Asserting that "Uniform Civil Code" is a "stick to beat Muslims with", Menon acknowledge that Muslim Personal Law is modern in sense and reforms in other personal laws were made only taking hint from it.

"Muslim Personal Law is already modern in this sense, since it has since the 1930s enshrined individual rights to property, unlike Hindu law, in which the family’s natural condition is assumed to be 'joint'.", she wrote.

"In the decades of the 1930s and 1940s, contrary to later discourses about Muslim law being backward, it was Hindu laws that were considered “backward” and needing to be brought into the modern world of individual property rights", she added.

Questioning the practicality of the Uniform Civil Code, Menon while noting that it would simply put together the best gender-just practices from all Personal Laws said, "A Uniform Civil Code would require the abolition of the Hindu Undivided Family, a legal institution that gives tax benefits only to Hindus, and all citizens of India would have to be governed by the largely gender-just Indian Succession Act, 1925, currently applicable only to Christians and Parsis."
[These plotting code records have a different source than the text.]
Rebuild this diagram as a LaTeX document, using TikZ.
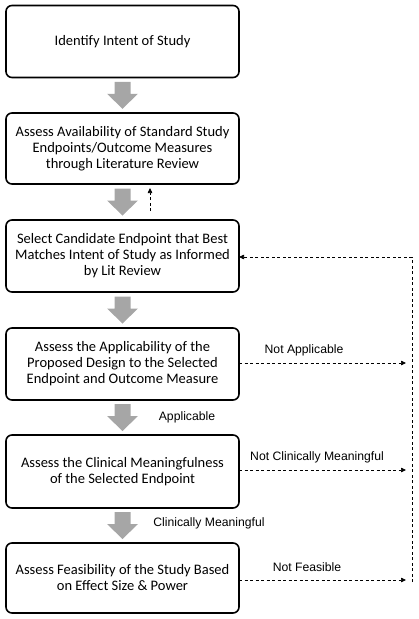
\documentclass[tikz,border=0pt]{standalone}
\usepackage{fontspec}
\setmainfont{Carlito}
\newfontfamily\labfont{Liberation Sans}
\usetikzlibrary{calc,arrows.meta}
\definecolor{garrowc}{HTML}{A6A6A6}
\tikzset{
  box/.style={draw, line width=1.6pt, rounded corners=6pt, minimum width=233pt, minimum height=72pt,
    align=center, font=\fontsize{14.5}{16}\selectfont, inner sep=2pt, outer sep=0pt},
  lab/.style={font=\labfont\fontsize{12.2}{14}\selectfont, inner sep=0pt},
  dline/.style={dashed, line width=0.7pt, dash pattern=on 3pt off 2.5pt},
  dtip/.style={-{Triangle[length=5pt,width=4.5pt]}}
}
\newcommand{\grayarrow}[2]{%
  \path (#1.south) -- (#2.north) coordinate[midway] (m#1#2);
  \fill[garrowc] ($(m#1#2)+(-8,-13.5)$) -- ($(m#1#2)+(8,-13.5)$) -- ($(m#1#2)+(8,-1.5)$) -- ($(m#1#2)+(15.5,-1.5)$)
     -- ($(m#1#2)+(0,13.5)$) -- ($(m#1#2)+(-15.5,-1.5)$) -- ($(m#1#2)+(-8,-1.5)$) -- cycle;}
\begin{document}
\begin{tikzpicture}[x=1pt,y=-1pt]
\useasboundingbox (0,0) rectangle (419,619);
\node[box] (b1) at (122.5,41.5) {Identify Intent of Study};
\node[box,minimum height=71pt] (b2) at (122.5,148.5) {Assess Availability of Standard Study\\Endpoints/Outcome Measures\\through Literature Review};
\node[box] (b3) at (122.5,256) {Select Candidate Endpoint that Best\\Matches Intent of Study as Informed\\by Lit Review};
\node[box] (b4) at (122.5,364) {Assess the Applicability of the\\Proposed Design to the Selected\\Endpoint and Outcome Measure};
\node[box,minimum height=73pt] (b5) at (122.5,471.5) {Assess the Clinical Meaningfulness\\of the Selected Endpoint};
\node[box,minimum height=70pt] (b6) at (122.5,578) {Assess Feasibility of the Study Based\\on Effect Size \& Power};

\grayarrow{b1}{b2}
\grayarrow{b2}{b3}
\grayarrow{b3}{b4}
\grayarrow{b4}{b5}
\grayarrow{b5}{b6}

% small dashed up arrow
\coordinate (up) at (150,211);
\coordinate (uptip) at (150,188);
\draw[dline,dtip] (up) -- (uptip);

% right feedback line
\coordinate (rtop) at (412,257);
\coordinate (rbot) at (412,582);
\coordinate (e4) at (406,363);
\coordinate (e5) at (406,470);
\coordinate (e6) at (406,580);
\draw[dline] (rbot) -- (rtop);
\draw[dline,dtip] (rtop) -- (rtop -| b3.east);
\draw[dline,dtip] (e4 -| b4.east) -- (e4);
\draw[dline,dtip] (e5 -| b5.east) -- (e5);
\draw[dline,dtip] (e6 -| b6.east) -- (e6);

\node[lab] (l1) at (304,350) {Not Applicable};
\node[lab] (l2) at (187,417) {Applicable};
\node[lab] (l3) at (317,457) {Not Clinically Meaningful};
\node[lab] (l4) at (209,523) {Clinically Meaningful};
\node[lab] (l5) at (307,567) {Not Feasible};
\end{tikzpicture}
\end{document}
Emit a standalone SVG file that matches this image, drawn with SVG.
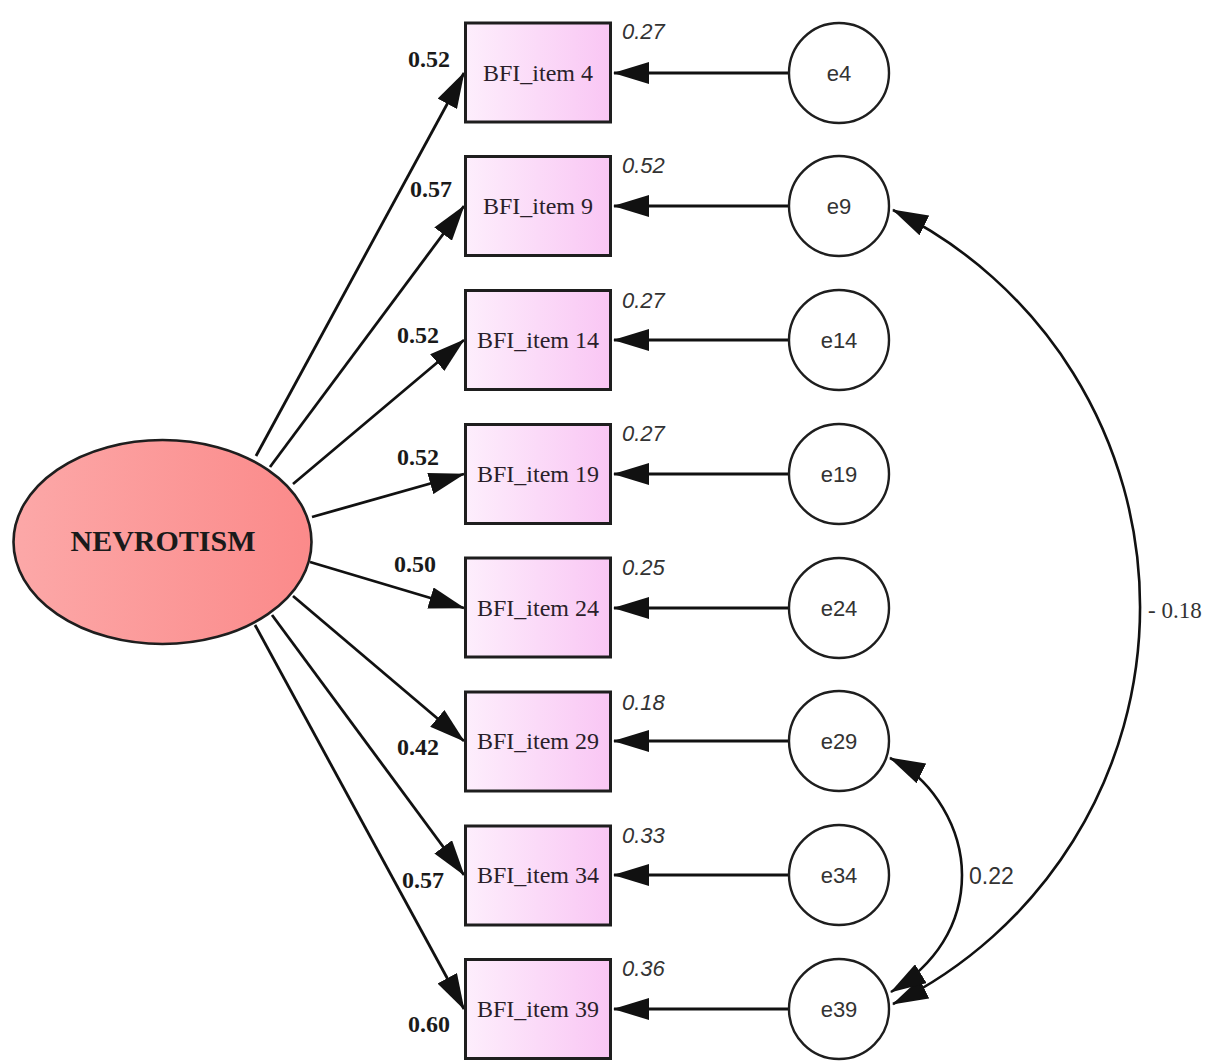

"Again, since the Muslim marriage as contract protects women better in case of divorce than the Hindu marriage as sacrament, all marriages would have to be civil contracts. Mehr, in Muslim Personal Law, paid by the husband’s family to the wife upon marriage, is the exclusive property of the wife and it is hers upon divorce, offering her a protection Hindu women do not have. So, the Uniform Civil Code would make the practice of mehr compulsory for all while abolishing dowry", Menon, a professor at Jawaharlal Nehru University, wrote.

Stating that polygamy is not exclusive to Muslims and the practice is prevalent among Hindus as well, Menon highlighted the fact that women are more protected under the Muslim personal law than any other laws.

"Polygamy is not exclusive to Muslims. Hindu men are polygamous too, except that because polygamy is legally banned in Hindu law, subsequent wives have no legal standing and no protection under the law. Under Sharia law, on the contrary, subsequent wives have rights and husbands have obligations towards them", she wrote in her article.

"If gender justice is the value we espouse, rather than monogamy per se, we would be thinking about how to protect “wives” in the patriarchal institution of marriage. “Wives” are produced through the institution of compulsory heterosexual marriage, the basis of which is the sexual division of labour. This institution is sustained by the productive and reproductive labour of women, and almost all women are exclusively trained to be wives alone", she wrote.

She also questioned the necessity of any other law when the country already has Protection of Women from Domestic Violence Act, 2005 — that is available to all Indian citizens regardless of religious identity — as well as the Muslim Women (Protection of Rights on Divorce) Act, 1986, to deal with polygamy and triple talaq, and to obtain maintenance, child custody and rights to matrimonial home for countless Muslim women.

"In addition, feminist legal activists have used the landmark Shamim Ara v. State of U.P. (2002) ruling to buttress their claim that arbitrary triple talaq is invalid", she observed.